Scan the ground all around you so you do not miss any mushrooms. Sometimes they seem to pop up right behind you once you pass by. They can be tricky little guys! I usually look for the bright orange color peeking out amongst the ground cover. Once I find one mushroom, often there will be others close by. Sometimes it takes some patience to find mushrooms, but persistence is important. There is a lot of satisfaction in finally finding the edible mushrooms you are looking for. However, if you fail, it is still fun to find other types of interesting and beautiful mushrooms.
Once you locate a Chanterelle, cut the mushroom free with your pocket knife. My grandpa had a collection of dull pocket knives that worked great for cutting mushrooms. There is a debate in the mushroom hunting community about how to properly harvest mushrooms. Mushroomers are concerned with allowing the next generation of mushrooms to propagate. Some believe you should pull the mushroom up completely and others believe you should cut the stem just under the soil.
Once you get the mushrooms home, it is best to clean and use them as soon as possible. Mushrooms are excellent when they are fresh; but If you are not using them right away they can be preserved by freezing or drying.

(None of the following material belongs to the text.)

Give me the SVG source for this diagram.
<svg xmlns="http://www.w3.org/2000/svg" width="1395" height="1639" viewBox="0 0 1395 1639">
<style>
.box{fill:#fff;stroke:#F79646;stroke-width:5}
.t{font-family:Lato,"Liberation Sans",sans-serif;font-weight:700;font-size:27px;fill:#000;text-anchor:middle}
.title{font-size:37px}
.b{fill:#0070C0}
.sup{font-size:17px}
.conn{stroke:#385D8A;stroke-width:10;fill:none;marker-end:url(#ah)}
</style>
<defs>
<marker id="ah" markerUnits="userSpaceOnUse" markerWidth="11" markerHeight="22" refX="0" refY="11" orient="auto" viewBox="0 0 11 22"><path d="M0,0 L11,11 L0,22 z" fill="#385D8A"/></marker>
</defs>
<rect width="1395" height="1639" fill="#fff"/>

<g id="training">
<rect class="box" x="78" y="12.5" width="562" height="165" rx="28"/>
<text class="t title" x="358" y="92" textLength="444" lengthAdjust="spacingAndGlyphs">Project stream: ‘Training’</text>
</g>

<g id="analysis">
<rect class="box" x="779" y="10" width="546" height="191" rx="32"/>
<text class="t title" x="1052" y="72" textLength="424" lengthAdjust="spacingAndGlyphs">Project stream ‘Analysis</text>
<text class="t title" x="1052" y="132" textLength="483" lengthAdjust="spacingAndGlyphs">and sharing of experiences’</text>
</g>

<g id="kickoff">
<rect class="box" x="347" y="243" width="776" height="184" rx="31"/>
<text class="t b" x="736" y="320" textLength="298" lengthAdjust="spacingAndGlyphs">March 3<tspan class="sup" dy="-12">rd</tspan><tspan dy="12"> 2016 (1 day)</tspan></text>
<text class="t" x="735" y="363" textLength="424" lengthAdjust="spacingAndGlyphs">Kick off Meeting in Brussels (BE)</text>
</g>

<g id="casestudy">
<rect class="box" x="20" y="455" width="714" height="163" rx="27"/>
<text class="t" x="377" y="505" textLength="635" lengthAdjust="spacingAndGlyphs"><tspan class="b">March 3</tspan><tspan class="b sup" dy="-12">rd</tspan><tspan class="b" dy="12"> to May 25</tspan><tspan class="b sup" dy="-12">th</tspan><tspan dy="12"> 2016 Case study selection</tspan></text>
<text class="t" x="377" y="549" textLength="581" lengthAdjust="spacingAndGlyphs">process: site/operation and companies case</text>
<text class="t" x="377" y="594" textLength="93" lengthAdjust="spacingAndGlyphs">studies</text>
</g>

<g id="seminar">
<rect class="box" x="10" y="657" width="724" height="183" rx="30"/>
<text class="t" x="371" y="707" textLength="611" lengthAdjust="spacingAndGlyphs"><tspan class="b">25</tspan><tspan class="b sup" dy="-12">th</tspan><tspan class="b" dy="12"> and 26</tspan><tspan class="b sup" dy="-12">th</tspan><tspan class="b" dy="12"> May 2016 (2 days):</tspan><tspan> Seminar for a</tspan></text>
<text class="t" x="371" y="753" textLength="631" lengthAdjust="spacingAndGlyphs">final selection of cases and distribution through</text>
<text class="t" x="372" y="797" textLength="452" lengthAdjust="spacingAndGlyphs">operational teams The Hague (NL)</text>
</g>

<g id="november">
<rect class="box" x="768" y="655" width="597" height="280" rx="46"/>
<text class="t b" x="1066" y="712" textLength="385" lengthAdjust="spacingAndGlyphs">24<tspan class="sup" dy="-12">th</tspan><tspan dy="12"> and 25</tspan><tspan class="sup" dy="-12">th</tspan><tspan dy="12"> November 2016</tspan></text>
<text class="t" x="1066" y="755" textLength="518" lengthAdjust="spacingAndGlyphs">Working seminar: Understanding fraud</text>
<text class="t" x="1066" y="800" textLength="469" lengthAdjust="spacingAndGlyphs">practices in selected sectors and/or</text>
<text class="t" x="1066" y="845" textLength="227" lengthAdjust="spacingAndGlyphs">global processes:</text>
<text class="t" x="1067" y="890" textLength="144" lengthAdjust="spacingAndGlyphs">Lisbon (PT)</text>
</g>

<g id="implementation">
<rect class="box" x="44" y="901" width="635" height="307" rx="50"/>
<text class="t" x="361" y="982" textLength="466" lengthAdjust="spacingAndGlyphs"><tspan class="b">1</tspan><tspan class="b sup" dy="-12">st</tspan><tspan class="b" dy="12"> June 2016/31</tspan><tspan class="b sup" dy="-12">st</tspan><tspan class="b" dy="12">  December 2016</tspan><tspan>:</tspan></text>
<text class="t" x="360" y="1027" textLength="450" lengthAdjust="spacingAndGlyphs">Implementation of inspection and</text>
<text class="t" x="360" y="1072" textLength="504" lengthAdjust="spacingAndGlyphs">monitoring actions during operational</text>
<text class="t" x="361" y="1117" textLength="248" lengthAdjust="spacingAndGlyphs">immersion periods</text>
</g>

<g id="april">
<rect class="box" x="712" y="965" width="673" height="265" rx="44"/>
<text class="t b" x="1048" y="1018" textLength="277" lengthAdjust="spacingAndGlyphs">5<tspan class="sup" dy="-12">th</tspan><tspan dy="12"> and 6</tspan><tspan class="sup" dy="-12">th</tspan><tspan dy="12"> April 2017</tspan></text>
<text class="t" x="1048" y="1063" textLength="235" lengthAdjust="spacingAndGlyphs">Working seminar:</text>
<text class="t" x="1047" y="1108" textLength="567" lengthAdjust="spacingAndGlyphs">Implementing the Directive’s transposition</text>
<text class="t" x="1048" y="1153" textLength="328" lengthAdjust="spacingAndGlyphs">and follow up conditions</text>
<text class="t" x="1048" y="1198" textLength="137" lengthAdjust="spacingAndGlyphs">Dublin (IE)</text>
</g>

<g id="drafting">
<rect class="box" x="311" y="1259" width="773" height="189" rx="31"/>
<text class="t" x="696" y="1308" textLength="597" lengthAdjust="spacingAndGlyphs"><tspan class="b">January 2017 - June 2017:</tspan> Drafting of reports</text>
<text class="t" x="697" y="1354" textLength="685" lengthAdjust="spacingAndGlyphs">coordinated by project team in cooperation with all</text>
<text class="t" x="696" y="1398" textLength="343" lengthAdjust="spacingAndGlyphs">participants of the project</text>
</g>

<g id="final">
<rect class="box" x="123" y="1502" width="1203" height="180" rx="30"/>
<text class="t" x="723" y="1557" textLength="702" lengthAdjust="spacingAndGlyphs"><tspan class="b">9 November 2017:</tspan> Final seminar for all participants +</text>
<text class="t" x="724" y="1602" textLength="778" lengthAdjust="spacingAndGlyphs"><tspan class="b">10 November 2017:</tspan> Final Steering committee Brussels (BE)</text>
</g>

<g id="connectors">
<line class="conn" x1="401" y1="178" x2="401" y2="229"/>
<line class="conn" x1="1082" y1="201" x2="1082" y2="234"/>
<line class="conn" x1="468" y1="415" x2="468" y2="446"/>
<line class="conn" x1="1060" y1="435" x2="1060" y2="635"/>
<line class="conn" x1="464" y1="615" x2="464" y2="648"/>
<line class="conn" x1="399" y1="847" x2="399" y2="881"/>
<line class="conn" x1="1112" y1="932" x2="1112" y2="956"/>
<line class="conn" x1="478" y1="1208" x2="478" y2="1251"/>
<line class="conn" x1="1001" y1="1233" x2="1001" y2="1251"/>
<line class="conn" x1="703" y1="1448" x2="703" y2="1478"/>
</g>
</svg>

As a child I was never much of a mushroom eater; I just enjoyed hunting them. Now that I am older I am more adventurous and get greater enjoyment from trying different foods, including mushrooms. A few years ago I found a small amount of Chanterelles, in a top secret location, and I cooked them up with my grandpa’s simple recipe. Even my husband had to admit that they were delicious on top of fettuccini alfredo.
Grandpa Al’s Sautéed Mushrooms
Mushrooms (fresh or frozen)
Butter (a tablespoon or two)
If you are using fresh mushrooms, use your hands and cool water to gently clean the dirt and debris off. Chop the mushrooms into smaller pieces depending on your own preference. Cooking with fresh mushrooms is preferable, but you can freeze them at this point if you wish to use them at a later date. But, make sure you defrost your mushrooms if they are frozen before cooking.
Update : I found some chanterelles just the other day. One was a bit old, and had some mildew on it. But the other had just popped up through the soil.
But I cut off the bad pieces and cleaned them off and now I can eat them.